Part 3: Seeing the forest floor through the trees

In Part 1 of our Walking Through Fire series, we discussed how post-fire vegetation bounces back. In Part 2 we looked at animals’ attraction to fire. But what did the fire uncover about the landscape itself?


The Jasper 2024 fire exposed an epic story of the shaping of a landscape.

It is a chilling tale of glacial force, raging waters, and human activity. It all adds up to quite the thrill for a geography major, who typically studies geomorphology by reading textbooks. Now, simply from taking in the new views – whether hiking to Old Fort Point or driving down the Icefields Parkway – we can see the land showing its primordial plotline.

Take a drive from Jasper townsite, heading south. Ignore the burned forest and look at the landscape. An ice age story reveals itself. Notice the differing elevations, the boulders littering the forest floor. Upon closer inspection, you might see random piles of rocks, lakes in impossibly round forms, and cone-shaped hills so uniform you might think humans made them.

Many of these features were crafted by the retreat of the last ice sheets that covered the Rocky Mountains. This chapter of the landscape saga started over 12,000 years ago, during the end of the last ice age, when valleys, more than a kilometer thick with glacial ice, began to melt. Today, with the land exposed by fire, we can see the results of both the ice and the power of melt water.
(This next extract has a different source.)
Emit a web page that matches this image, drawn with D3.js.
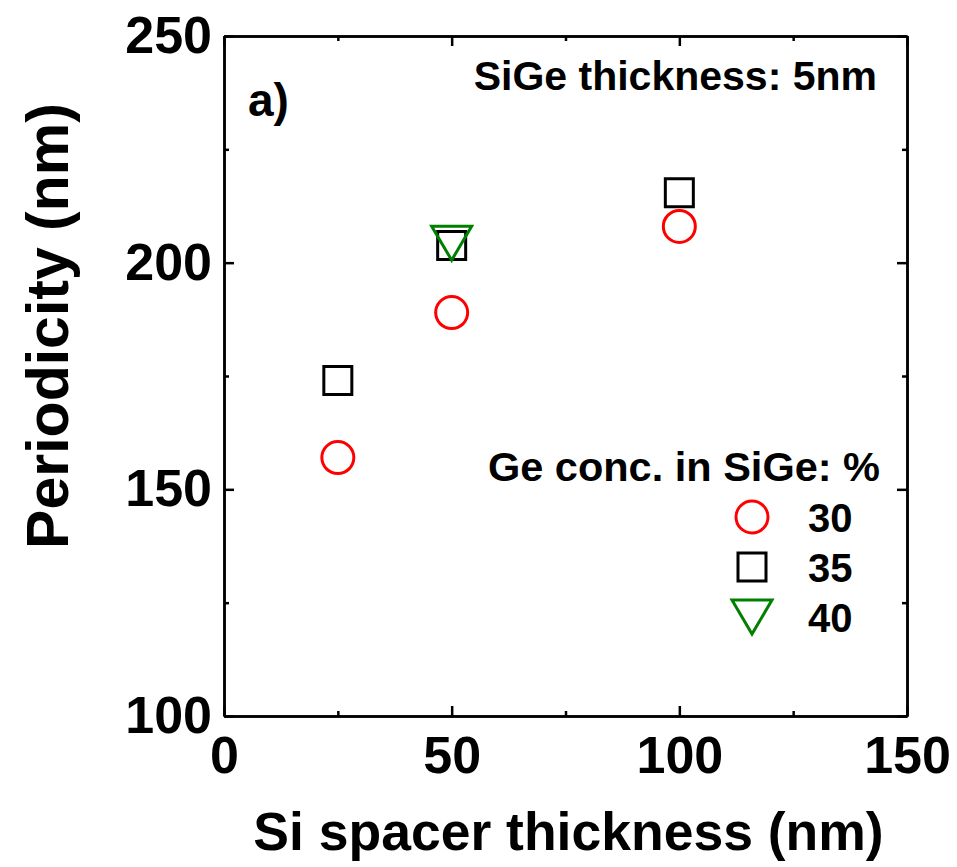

We can start to uncover this story not far from the Jasper townsite.

When we cross Highway 16, heading south on Athabasca Road (93A), peering to either side of the road reveals where the forest recently hid a turbulent past. Thanks to the fire, now we can see boulders strewn everywhere. Notice that most of the rock is rounded, giving us a clue that the boulders were transported a great distance in tumultuous, fast-running water. The glacial meltwaters acted like a giant rock tumbler, rounding and smoothing these geological hitch hikers before spitting them out in the flat valley bottom.
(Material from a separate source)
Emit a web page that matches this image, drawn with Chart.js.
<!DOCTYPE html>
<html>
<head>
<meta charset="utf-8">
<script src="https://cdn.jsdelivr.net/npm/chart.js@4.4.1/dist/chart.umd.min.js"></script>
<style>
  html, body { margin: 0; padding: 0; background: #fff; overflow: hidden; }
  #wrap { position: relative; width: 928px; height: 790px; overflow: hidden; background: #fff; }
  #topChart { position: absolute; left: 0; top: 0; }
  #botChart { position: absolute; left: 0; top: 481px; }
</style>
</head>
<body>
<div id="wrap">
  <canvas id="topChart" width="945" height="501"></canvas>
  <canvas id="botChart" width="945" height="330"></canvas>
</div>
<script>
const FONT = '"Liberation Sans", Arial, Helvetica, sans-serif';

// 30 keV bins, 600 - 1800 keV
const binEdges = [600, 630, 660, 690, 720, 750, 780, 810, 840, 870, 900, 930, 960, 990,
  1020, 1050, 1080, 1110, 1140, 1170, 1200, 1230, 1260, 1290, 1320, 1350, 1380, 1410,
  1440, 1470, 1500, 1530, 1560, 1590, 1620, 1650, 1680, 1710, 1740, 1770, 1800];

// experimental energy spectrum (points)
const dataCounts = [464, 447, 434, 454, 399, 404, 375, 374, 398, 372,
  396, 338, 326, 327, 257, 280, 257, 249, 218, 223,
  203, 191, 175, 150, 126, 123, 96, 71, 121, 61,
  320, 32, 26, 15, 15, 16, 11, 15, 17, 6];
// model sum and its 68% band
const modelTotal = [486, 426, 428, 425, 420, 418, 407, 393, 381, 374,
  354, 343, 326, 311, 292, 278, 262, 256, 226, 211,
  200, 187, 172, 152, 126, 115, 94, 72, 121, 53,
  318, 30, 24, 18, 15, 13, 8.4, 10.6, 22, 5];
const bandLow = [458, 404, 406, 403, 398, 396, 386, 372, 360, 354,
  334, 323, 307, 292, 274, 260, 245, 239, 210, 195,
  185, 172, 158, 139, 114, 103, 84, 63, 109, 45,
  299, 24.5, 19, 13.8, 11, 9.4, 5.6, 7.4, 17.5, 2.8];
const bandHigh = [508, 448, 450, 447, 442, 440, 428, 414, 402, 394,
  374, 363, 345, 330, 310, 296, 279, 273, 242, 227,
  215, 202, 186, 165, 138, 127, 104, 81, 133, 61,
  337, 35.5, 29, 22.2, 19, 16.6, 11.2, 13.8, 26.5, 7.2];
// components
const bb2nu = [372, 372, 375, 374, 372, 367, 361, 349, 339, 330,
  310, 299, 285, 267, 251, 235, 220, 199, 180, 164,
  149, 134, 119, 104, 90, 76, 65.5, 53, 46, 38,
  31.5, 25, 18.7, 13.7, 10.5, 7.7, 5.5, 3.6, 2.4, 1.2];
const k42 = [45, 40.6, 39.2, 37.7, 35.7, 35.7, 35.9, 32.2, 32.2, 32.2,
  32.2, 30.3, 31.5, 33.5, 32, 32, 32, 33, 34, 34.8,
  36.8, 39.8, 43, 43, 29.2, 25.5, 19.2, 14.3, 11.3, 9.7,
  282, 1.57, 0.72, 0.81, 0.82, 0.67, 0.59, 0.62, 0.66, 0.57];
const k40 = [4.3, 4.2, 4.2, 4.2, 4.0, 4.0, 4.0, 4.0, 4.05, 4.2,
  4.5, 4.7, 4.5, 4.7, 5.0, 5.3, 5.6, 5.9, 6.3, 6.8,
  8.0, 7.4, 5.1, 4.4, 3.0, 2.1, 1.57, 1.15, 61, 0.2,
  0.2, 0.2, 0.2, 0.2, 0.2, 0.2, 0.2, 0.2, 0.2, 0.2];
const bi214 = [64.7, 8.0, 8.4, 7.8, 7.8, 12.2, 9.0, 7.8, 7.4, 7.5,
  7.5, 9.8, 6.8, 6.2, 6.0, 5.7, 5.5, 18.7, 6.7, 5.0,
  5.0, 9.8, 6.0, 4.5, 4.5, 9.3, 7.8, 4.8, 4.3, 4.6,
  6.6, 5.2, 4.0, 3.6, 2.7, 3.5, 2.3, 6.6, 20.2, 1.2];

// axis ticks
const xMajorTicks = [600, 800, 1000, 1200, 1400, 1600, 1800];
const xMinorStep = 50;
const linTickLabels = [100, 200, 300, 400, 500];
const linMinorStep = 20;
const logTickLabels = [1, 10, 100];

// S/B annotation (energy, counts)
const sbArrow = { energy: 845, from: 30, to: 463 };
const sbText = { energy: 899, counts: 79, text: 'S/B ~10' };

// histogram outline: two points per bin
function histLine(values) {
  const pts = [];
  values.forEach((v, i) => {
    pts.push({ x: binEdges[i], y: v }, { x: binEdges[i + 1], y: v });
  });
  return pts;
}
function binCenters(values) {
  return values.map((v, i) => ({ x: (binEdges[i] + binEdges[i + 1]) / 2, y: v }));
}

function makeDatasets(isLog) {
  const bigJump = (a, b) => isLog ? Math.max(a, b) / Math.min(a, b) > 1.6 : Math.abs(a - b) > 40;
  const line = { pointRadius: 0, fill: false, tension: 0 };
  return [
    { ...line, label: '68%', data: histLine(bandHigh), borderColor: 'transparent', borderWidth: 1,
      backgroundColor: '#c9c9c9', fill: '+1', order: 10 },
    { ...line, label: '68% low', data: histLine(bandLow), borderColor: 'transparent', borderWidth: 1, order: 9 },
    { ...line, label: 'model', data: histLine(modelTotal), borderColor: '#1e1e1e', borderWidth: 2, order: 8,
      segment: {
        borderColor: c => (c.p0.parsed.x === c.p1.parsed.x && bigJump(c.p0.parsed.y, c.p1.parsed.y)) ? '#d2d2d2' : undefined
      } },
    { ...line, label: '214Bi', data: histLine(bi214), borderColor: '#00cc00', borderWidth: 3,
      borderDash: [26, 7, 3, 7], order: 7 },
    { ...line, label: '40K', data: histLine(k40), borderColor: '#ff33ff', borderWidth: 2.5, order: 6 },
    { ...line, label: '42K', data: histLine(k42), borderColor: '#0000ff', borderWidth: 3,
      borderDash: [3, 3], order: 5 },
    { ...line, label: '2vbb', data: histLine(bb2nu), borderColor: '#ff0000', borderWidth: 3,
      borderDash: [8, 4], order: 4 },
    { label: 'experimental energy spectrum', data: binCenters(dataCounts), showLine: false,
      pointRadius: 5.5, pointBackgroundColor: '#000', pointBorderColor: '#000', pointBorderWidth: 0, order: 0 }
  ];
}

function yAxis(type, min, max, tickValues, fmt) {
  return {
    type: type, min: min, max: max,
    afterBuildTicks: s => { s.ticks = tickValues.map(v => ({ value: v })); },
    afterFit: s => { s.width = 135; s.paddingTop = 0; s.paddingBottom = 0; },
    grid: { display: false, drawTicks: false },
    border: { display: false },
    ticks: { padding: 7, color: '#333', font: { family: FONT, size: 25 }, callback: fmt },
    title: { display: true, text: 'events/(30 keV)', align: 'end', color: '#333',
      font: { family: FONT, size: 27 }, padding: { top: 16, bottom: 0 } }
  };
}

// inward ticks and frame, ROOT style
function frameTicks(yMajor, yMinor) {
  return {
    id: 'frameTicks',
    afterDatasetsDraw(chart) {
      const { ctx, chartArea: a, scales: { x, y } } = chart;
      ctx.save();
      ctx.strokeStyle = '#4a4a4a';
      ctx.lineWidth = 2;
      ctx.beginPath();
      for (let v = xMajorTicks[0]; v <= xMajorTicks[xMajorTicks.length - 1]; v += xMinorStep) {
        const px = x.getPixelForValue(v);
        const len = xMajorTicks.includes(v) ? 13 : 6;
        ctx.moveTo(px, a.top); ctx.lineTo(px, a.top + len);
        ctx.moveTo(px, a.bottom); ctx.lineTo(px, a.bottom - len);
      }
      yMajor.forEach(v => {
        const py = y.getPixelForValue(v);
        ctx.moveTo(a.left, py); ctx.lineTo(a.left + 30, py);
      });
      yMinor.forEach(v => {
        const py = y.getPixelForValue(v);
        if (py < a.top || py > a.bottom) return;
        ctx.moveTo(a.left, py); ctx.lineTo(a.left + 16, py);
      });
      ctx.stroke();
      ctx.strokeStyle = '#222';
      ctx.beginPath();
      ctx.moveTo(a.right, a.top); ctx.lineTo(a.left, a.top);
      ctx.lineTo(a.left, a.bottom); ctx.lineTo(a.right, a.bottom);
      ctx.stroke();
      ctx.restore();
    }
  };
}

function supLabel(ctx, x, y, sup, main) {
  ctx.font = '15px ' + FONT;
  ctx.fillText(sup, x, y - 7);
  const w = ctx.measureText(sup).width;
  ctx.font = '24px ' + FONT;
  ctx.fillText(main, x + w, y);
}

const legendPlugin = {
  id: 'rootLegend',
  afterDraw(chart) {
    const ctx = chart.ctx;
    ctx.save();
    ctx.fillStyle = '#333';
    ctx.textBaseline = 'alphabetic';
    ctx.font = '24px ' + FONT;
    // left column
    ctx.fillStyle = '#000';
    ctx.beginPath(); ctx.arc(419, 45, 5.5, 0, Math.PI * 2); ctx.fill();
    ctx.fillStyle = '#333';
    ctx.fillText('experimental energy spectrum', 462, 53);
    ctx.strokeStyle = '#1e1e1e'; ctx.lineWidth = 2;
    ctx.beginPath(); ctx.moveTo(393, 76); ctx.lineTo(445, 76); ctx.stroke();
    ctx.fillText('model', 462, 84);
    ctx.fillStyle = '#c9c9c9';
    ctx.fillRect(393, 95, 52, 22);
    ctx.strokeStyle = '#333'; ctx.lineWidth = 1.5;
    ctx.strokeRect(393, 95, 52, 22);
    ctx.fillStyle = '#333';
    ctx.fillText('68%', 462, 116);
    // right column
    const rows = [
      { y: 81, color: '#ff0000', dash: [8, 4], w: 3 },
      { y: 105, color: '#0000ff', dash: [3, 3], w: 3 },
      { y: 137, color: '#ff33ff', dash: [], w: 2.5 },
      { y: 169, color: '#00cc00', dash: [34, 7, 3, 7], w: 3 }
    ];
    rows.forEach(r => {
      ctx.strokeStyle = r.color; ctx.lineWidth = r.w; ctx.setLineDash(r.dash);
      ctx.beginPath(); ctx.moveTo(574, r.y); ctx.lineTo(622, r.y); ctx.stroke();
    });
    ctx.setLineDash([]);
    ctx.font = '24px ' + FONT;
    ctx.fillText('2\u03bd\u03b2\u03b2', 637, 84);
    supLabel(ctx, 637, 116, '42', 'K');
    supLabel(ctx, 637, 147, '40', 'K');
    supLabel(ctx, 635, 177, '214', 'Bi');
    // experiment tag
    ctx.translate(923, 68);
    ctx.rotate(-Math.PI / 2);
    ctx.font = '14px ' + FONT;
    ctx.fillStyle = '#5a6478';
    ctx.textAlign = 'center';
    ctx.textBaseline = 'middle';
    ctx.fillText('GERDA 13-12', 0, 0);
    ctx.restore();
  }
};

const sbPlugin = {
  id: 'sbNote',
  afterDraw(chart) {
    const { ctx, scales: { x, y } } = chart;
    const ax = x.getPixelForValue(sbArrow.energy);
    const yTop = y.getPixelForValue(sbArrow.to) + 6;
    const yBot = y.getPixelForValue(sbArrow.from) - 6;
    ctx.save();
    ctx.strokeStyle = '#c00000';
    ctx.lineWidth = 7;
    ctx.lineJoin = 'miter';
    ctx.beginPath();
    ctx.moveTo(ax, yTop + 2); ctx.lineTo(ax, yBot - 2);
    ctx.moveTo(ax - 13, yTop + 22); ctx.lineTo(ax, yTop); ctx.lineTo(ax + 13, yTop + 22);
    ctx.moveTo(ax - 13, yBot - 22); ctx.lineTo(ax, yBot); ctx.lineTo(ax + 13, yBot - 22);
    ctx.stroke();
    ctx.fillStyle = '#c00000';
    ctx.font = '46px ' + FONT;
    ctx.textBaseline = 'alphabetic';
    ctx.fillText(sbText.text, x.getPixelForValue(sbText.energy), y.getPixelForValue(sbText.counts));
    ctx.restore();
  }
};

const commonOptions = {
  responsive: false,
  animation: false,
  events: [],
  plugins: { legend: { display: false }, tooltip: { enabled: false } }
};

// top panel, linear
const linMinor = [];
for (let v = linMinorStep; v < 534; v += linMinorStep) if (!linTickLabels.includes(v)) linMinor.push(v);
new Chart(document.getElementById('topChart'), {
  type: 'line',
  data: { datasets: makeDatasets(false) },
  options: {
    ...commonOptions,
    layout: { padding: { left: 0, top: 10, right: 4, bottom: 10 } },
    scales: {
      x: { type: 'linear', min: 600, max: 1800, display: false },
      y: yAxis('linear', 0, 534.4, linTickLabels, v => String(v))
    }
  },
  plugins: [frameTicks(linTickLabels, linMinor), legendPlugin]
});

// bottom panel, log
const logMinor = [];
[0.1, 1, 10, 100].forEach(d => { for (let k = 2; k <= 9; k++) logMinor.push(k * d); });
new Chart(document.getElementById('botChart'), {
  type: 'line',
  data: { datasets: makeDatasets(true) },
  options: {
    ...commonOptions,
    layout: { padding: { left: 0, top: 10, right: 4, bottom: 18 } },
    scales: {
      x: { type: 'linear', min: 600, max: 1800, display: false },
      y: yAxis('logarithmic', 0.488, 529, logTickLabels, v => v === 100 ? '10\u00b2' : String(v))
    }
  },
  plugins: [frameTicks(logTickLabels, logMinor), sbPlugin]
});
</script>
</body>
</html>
Alluvial fan deposits left behind by glacial meltwater. // Andrea Ziegler

On that same drive, just before the Tekkara Lodge property, travellers can easily spot a fascinating type of lake, known as a kettle lake. This spot was once covered by a glacier. Sand and gravel, carried in meltwater on top of the ice, eventually settled out here. The resulting thick accumulation of debris prevented heat from reaching the ice beneath, so when the glacier melted back, an insulated, monster block of ice remained. Eventually, this monster melted, and the settled-out sand and gravel fell into the depression it left behind. A text-book kettle lake (known locally as Dead Man’s Hole) is now on full display – 11.6 meters (38 feet) deep and perfectly round. 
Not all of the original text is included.